Stardom and performance study how film actors construct meaning, how stars function as cultural images and economic assets, and how acting works as an art and a sign system on screen.

Definition

The study of film stars as meaningful, marketable images and of screen acting as an expressive craft and signifying practice.

Scope

This topic covers two intertwined areas. Star studies, founded by Richard Dyer, treats the star as a constructed image circulating across films, publicity, and commentary, embodying social values and ideological tensions. Performance studies examines screen acting as a distinct craft, analyzing gesture, expression, and the relation of actor to character, as in Naremore's work, and the differences between stage and film performance.

Core questions

  • How is a star image constructed across films and surrounding discourse?
  • What ideological and cultural meanings do stars embody?
  • How does screen acting differ from theatrical performance?
  • How do performance choices contribute to a film's meaning?

Key theories

The star image
Dyer's argument that a star is a structured polysemic image assembled from films, promotion, publicity, and criticism, which both reflects and negotiates the social values of its time.
Cinematic acting as expressive system
Naremore's analysis of screen performance as a craft of gesture, expression, and 'expressive coherence', distinct from stage acting and central to how characters and meaning are realized.

History

The star system emerged in the 1910s as studios discovered the commercial power of named performers. Academic star studies began with Dyer's Stars (1979), which combined semiotics, sociology, and ideology critique, extended in Heavenly Bodies to questions of identity and difference.
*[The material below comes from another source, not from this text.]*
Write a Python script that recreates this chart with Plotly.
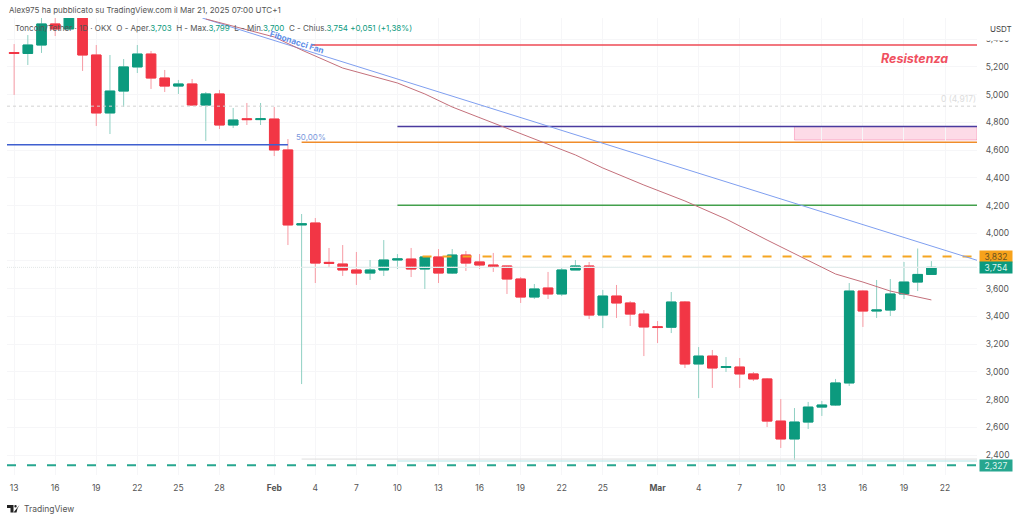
# Toncoin/Tether daily chart, TradingView look
import numpy as np
import pandas as pd
import plotly.graph_objects as go

dates = pd.date_range("2025-01-13", "2025-03-21", freq="D")

opens = [5304, 5297, 5358, 5510, 5474, 5600, 5286, 4868, 5026, 5200, 5293, 5120, 5062, 5077, 4925, 5005, 4781, 4826, 4820,
         4824, 4601, 4060, 4074, 3790, 3778, 3735, 3713, 3735, 3807, 3814, 3742, 3829, 3713, 3843, 3793, 3771, 3764, 3670, 3540, 3605, 3562, 3735, 3764, 3410, 3547, 3497, 3417, 3326,
         3322, 3504, 3057, 3114, 3032, 3035, 2985, 2949, 2645, 2516, 2638, 2746, 2761, 2920, 3583, 3439, 3446, 3562, 3648, 3703]
highs = [5365, 5430, 5560, 5553, 5650, 5650, 5358, 5286, 5257, 5358, 5315, 5178, 5106, 5113, 5019, 5034, 4904, 4940, 4940,
         4911, 4680, 4139, 4110, 3894, 3915, 3865, 3807, 3951, 3850, 3894, 3829, 3886, 3886, 3872, 3850, 3858, 3764, 3684, 3634, 3721, 3749, 3807, 3793, 3591, 3627, 3511, 3446, 3367,
         3576, 3511, 3179, 3158, 3107, 3100, 2999, 2956, 2804, 2739, 2783, 2790, 2949, 3641, 3588, 3663, 3670, 3793, 3890, 3799]
lows = [4998, 5214, 5301, 5423, 5467, 5171, 4774, 4716, 4911, 5156, 5041, 5019, 5005, 4925, 4666, 4752, 4759, 4781, 4781,
        4557, 3915, 2912, 3641, 3749, 3692, 3627, 3663, 3692, 3742, 3684, 3598, 3641, 3706, 3728, 3742, 3721, 3562, 3497, 3526, 3526, 3547, 3735, 3381, 3316, 3389, 3331, 3114, 3208,
        3280, 3028, 2811, 2884, 2999, 2884, 2934, 2602, 2451, 2364, 2588, 2682, 2755, 2898, 3324, 3389, 3403, 3526, 3583, 3700]
closes = [5297, 5358, 5510, 5474, 5600, 5286, 4868, 5026, 5200, 5293, 5120, 5062, 5077, 4925, 5005, 4781, 4817, 4820, 4826,
          4601, 4060, 4068, 3785, 3783, 3735, 3713, 3735, 3807, 3815, 3742, 3829, 3713, 3843, 3785, 3771, 3757, 3670, 3540, 3598, 3562, 3735, 3764, 3410, 3547, 3497, 3417, 3324, 3320,
          3504, 3057, 3114, 3028, 3038, 2985, 2949, 2645, 2516, 2638, 2746, 2761, 2920, 3583, 3439, 3446, 3562, 3648, 3703, 3754]

# moving average
ma_dates = ["2025-01-27", "2025-02-01", "2025-02-03", "2025-02-06", "2025-02-10", "2025-02-12", "2025-02-14", "2025-02-17", "2025-02-20", "2025-02-23", "2025-02-25",
            "2025-02-28", "2025-03-03", "2025-03-06", "2025-03-09", "2025-03-12", "2025-03-14", "2025-03-16", "2025-03-18", "2025-03-21"]
ma_values = [5546, 5416, 5322, 5192, 5084, 5005, 4911, 4796, 4680, 4565, 4471, 4348, 4233, 4103, 3951, 3807, 3706, 3648, 3583, 3519]

# fibonacci fan line
fan_dates = ["2025-01-26 18:00", "2025-03-24 08:00"]
fan_values = [5553, 3805]

tick_dates = ["2025-01-13", "2025-01-16", "2025-01-19", "2025-01-22", "2025-01-25", "2025-01-28", "2025-02-01", "2025-02-04", "2025-02-07", "2025-02-10", "2025-02-13", "2025-02-16",
              "2025-02-19", "2025-02-22", "2025-02-25", "2025-03-01", "2025-03-04", "2025-03-07", "2025-03-10", "2025-03-13", "2025-03-16", "2025-03-19", "2025-03-22"]
tick_labels = ["13", "16", "19", "22", "25", "28", "<b>Feb</b>", "4", "7", "10", "13", "16", "19", "22", "25", "<b>Mar</b>", "4", "7", "10", "13", "16", "19", "22"]
price_ticks = [2400, 2600, 2800, 3000, 3200, 3400, 3600, 3800, 4000, 4200, 4400, 4600, 4800, 5000, 5200, 5400]
price_labels = ["2,400", "2,600", "2,800", "3,000", "3,200", "3,400", "3,600", "3,800", "4,000", "4,200", "4,400", "4,600", "4,800", "5,000", "5,200", "5,400"]

x_start = "2025-01-12 11:30"
x_end = "2025-03-24 08:00"
y_range = [2256, 5553]

# horizontal levels: start, end, price, colour, width, dash
levels = [
    (x_start, x_end, 4917, "#d2d2d2", 1, "3px,3px"),
    (x_start, x_end, 3754, "#e2e6e6", 1, "1px,1px"),
    ("2025-02-03", x_end, 3754, "#e4eeee", 1.2, "solid"),
    ("2025-02-03", x_end, 2371, "#dddddd", 1, "solid"),
    ("2025-02-10", x_end, 2357, "#b5e3e6", 1, "solid"),
    ("2025-02-03 18:00", x_end, 5358, "#ee4a55", 1.5, "solid"),
    ("2025-02-10", x_end, 4770, "#4a3a9e", 1.5, "solid"),
    ("2025-02-03", x_end, 4656, "#f08c2a", 1.5, "solid"),
    (x_start, "2025-02-02", 4639, "#3f5fcf", 1.5, "solid"),
    ("2025-02-10", x_end, 4202, "#43a04c", 1.5, "solid"),
    ("2025-02-11 20:00", x_end, 3832, "#f5a623", 2, "9px,11px"),
    (x_start, x_end, 2327, "#26a68f", 2, "9px,11px"),
]

GREEN = "#0c9a7e"
RED = "#f23645"
FONT = "Inter"

fig = go.Figure()

for start, end, price, color, width, dash in levels:
    fig.add_trace(go.Scatter(x=[start, end], y=[price, price], mode="lines",
                             line=dict(color=color, width=width, dash=dash), hoverinfo="skip"))

fig.add_trace(go.Scatter(x=fan_dates, y=fan_values, mode="lines", line=dict(color="#7f9ff0", width=1), hoverinfo="skip"))
fig.add_trace(go.Scatter(x=ma_dates, y=ma_values, mode="lines", line=dict(color="#c4707b", width=1), hoverinfo="skip"))

# wicks are paler than the bodies so they go in a trace of their own
fig.add_trace(go.Candlestick(x=dates, open=opens, high=highs, low=lows, close=closes,
                             increasing=dict(line=dict(color="#8fd0c3", width=1), fillcolor="#8fd0c3"),
                             decreasing=dict(line=dict(color="#f79aa3", width=1), fillcolor="#f79aa3"),
                             hoverinfo="skip"))
body_top = np.maximum(opens, closes)
body_bottom = np.minimum(opens, closes)
fig.add_trace(go.Candlestick(x=dates, open=opens, high=body_top, low=body_bottom, close=closes,
                             increasing=dict(line=dict(color=GREEN, width=1), fillcolor=GREEN),
                             decreasing=dict(line=dict(color=RED, width=1), fillcolor=RED),
                             hoverinfo="skip"))


def note(text, x, y, size=8, color="#444444", **kw):
    # x, y in pixels of the page
    fig.add_annotation(text=text, x=(x - 7) / 970, y=(475 - y) / 457, xref="paper", yref="paper", showarrow=False,
                       xanchor=kw.pop("xanchor", "left"), yanchor="middle", font=dict(family=FONT, size=size, color=color), **kw)


def tag(text, price, bg, color):
    fig.add_annotation(text=text, x=1.0025, y=price, xref="paper", yref="y", showarrow=False, xanchor="left", yanchor="middle",
                       width=31, height=10, bgcolor=bg, borderpad=0.5, font=dict(family=FONT, size=8.5, color=color))


up = '<span style="color:#0c9a7e">%s</span>'
note("Alex975 ha pubblicato su TradingView.com il Mar 21, 2025 07:00 UTC+1", 7, 10, size=8, color="#555555")
note("Toncoin/Tether · 1D · OKX  O - Aper." + up % "3,703" + "  H - Max." + up % "3,799" + "  L - Min." + up % "3,700"
     + "  C - Chius." + up % "3,754" + " " + up % "+0,051 (+1,38%)", 13, 28, size=8, color="#555555")
note("<b><i>Resistenza</i></b>", 879, 58, size=12.5, color="#f0505f")
note("50,00%", 294, 137, size=8, color="#7a97dc")
note("0 (4,917)", 939, 99, size=8.5, color="#dddddd")
note("<b>Fibonacci Fan</b>", 297, 41.5, size=8.3, color="#5b8ce8", xanchor="center", textangle=18)
note("USDT", 988, 29, size=8, color="#444444")
note("TradingView", 22, 509, size=8.5, color="#555555")

tag("3,832", 3832, "#f7a21b", "#6b5320")
tag("3,754", 3754, GREEN, "#dff3ee")
tag("2,327", 2327, "#26a68f", "#dff3ee")

# pink zone
fig.add_shape(type="rect", x0="2025-03-11", x1=x_end, y0=4673, y1=4770, xref="x", yref="y",
              fillcolor="rgba(242,54,120,0.18)", line=dict(color="rgba(242,54,120,0.30)", width=1), layer="below")

# hides the top of the 5,400 label, under USDT
fig.add_shape(type="rect", x0=1.0005, x1=1.048, y0=(475 - 20) / 457, y1=(475 - 40.5) / 457, xref="paper", yref="paper",
              fillcolor="white", line_width=0, layer="above")

# TradingView logo
fig.add_shape(type="path", xref="paper", yref="paper", fillcolor="#222222", line_width=0,
              path="M %f %f L %f %f L %f %f L %f %f L %f %f L %f %f Z" % (
                  0.0, 30 / -457, 6.5 / 970, 30 / -457, 6.5 / 970, 37.5 / -457, 3.5 / 970, 37.5 / -457, 3.5 / 970, 33 / -457, 0.0, 33 / -457))
fig.add_shape(type="circle", xref="paper", yref="paper", fillcolor="#222222", line_width=0,
              x0=7.3 / 970, x1=9.7 / 970, y0=30 / -457, y1=32.4 / -457)
fig.add_shape(type="path", xref="paper", yref="paper", fillcolor="#222222", line_width=0,
              path="M %f %f L %f %f L %f %f L %f %f Z" % (
                  9.5 / 970, 37.5 / -457, 10.5 / 970, 33.5 / -457, 12.5 / 970, 30 / -457, 6.5 / 970, 37.5 / -457))

fig.update_layout(
    width=1024, height=520, margin=dict(l=7, r=47, t=18, b=45),
    paper_bgcolor="white", plot_bgcolor="white", showlegend=False,
    boxgap=0.3, boxgroupgap=0,
    xaxis=dict(type="date", range=[x_start, x_end], rangeslider=dict(visible=False), tickmode="array", tickvals=tick_dates, ticktext=tick_labels,
               showgrid=True, gridcolor="#f6f6f8", gridwidth=1, zeroline=False, showline=False, ticks="outside", ticklen=5, tickcolor="white",
               tickfont=dict(family=FONT, size=8.5, color="#555555")),
    yaxis=dict(side="right", range=y_range, tickmode="array", tickvals=price_ticks, ticktext=price_labels,
               showgrid=True, gridcolor="#f6f6f8", gridwidth=1, zeroline=False, showline=False, ticks="outside", ticklen=6, tickcolor="white",
               tickfont=dict(family=FONT, size=8.5, color="#555555")),
)

# the page's default body margin would shift everything by 8px
fig.write_html("out.html", post_script="document.body.style.margin='0';", config=dict(displayModeBar=False))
Performance analysis matured with Naremore's Acting in the Cinema (1988), and the field has since incorporated questions of labor, celebrity culture, and digital and global stardom.

Debates

Stars as labor versus image
Scholars debate whether to analyze stars chiefly as constructed semiotic images and ideological figures or as workers within an industrial system that commodifies their performance and persona.

Key figures

  • Richard Dyer
  • James Naremore
  • Christine Gledhill
  • Barry King

Related topics

Seminal works

  • dyer1979
  • dyer1986
  • naremore1988

Frequently asked questions

What is a 'star image'?
It is the meaning attached to a star, assembled not only from their films but from publicity, interviews, advertising, and commentary, which makes the star a complex sign carrying social and ideological significance.
How does film acting differ from stage acting?
Screen acting is shaped by the camera, framing, and editing, allowing subtle facial expression and gesture to register in close-up, and is assembled from discontinuous takes rather than performed continuously before a live audience.